NGF induces the proliferation of NPSCs after SCI
SCI in rats was followed by an intra-thecal injection of 0.02 ng/mL of NGF or saline (n=8/group). The injections were done at 24-hr intervals for 7 days. One week after SCI, the injured rats were sacrificed, spinal cords were collected, and prepared sections of white matter of the ventral side of each spinal cord were analyzed for nestin immune reactivity. ANOVA was used to confirm density areas of nestin. The expression of nestin in the SCI-NGF group was significantly increased over the SCI-vehicle group (p<0.05) (Fig. 3). High power microscopy revealed that the density of nestin in the SCI-NGF group was significantly increased over the SCI-vehicle group (Fig. 4).
DISCUSSION
Traumatic SCI causes irreversible neurological deficits in motor and sensory systems35). Patients with traumatic SCI are at great risk of substantial morbidity and mortality. Many pathological changes after a SCI are secondary to the initial impact, and are active biological processes. To overcome permanent damage after SCI, it is important to discontinue the secondary injuries and restore the damaged spinal cord neural networks. While stem cell therapy is theoretically possible, restoration of an impaired neural network can be technically elaborate and difficult15,1620,32). NPSC proliferation after SCI is important in the recovery from neurological dysfunctions. The proliferated cells can differentiate to neurons, astrocytes, and oligodendrocytes. Also, NPSCs improve angiogenesis that enable endogenous repair and axonal outgrowth10,1722).
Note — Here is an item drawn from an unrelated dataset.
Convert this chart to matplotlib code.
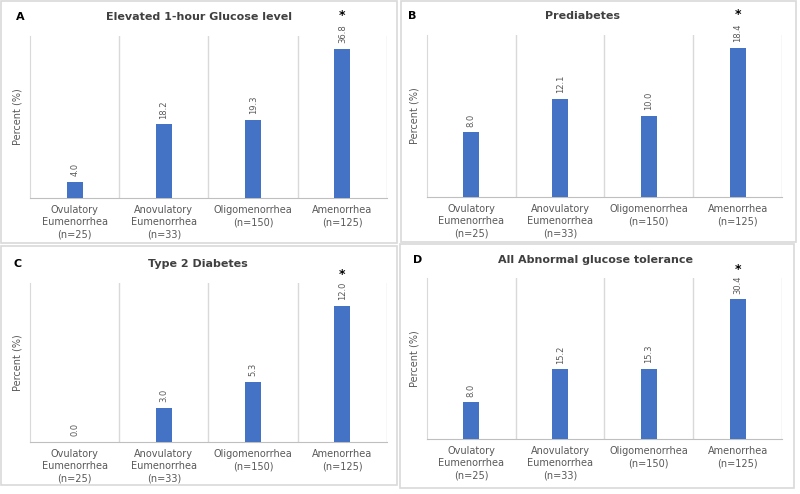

It is well known that NGF can promote brain NPSC proliferation5,618). However, brain NSPCs and SC-NPSCs are markedly different, such as in gene expression and cell proliferation19,25). NGF effect on SC-NPSCs is unclear in spinal cord, reflecting the different pathology of SCI from brain injury.
In present study, NGF affected proliferation of SC-NPSCs. In vitro, SC-NPSC proliferation was increased in a NGF dose-related fashion compared to the control group. SC-NSPCs was significantly enhanced in the presence of 0.02 ng/mL NGF, but was not 2 ng/mL NGF. Adverse effects, such as aberrant sympathetic and sensory neurite sprouting27,39), and weight loss38) are observed in previous studies on brain NGF. Also, it is claimed that there is an optimal dose with a maximal effect of NGF although slight difference exists in accordance with used animals and types of tissues (brain, spinal cord, etc.)27,3839). In this study, we evaluated only two concentrations of NGF (0.02 and 2 ng/mL) and we cannot be sure that this result is most accurate value. However, 0.02 ng/mL of NGF is statistically significant value in vitro study, and we used this concentration of NGF in vivo study.
Intra-thecal injection of NGF to SCI rats increased the density of nestin on the cord ventral portion. This result is consistent with the in vitro findings. NGF promotes NPSC proliferation in brain injury7,930). NGF is the first and most comprehensively studied neurotrophic factor. In vitro, NGF can induce various neural stem cells, embryonic stem cells, and mesenchymal stem cells from different species to differentiate into specific neurons14,40). The present results reveal the same effect in spinal cord.
There are several limitations of our study. First, neural differentiation was not evaluated in this study, but NGF is mainly correlated proliferation of NPSC5,618). So this study focused on NPSC proliferation in vitro and in vivo. Second, SCI rats were injected intra-thecally. This is an invasive procedure that can directly injure the spinal cord. However, NGF does not pass the blood-brain barrier23,2434). Thus, intra-thecal injection is necessary to evaluate the influence of NGF effect on spinal cord. The method has been established for SCI model13,21). Third, we did not examine functional recovery. It has been known from previous studies that NPSC is helpful for functional recovery in CNS23,2437). When in this study the fact is taken into consideration that NGF stimulates the proliferation of SC-NPSC, it is assumed that NGF contributes to functional recovery in SCI. However, further studies are required to identify the clinical effect of NGF in the future.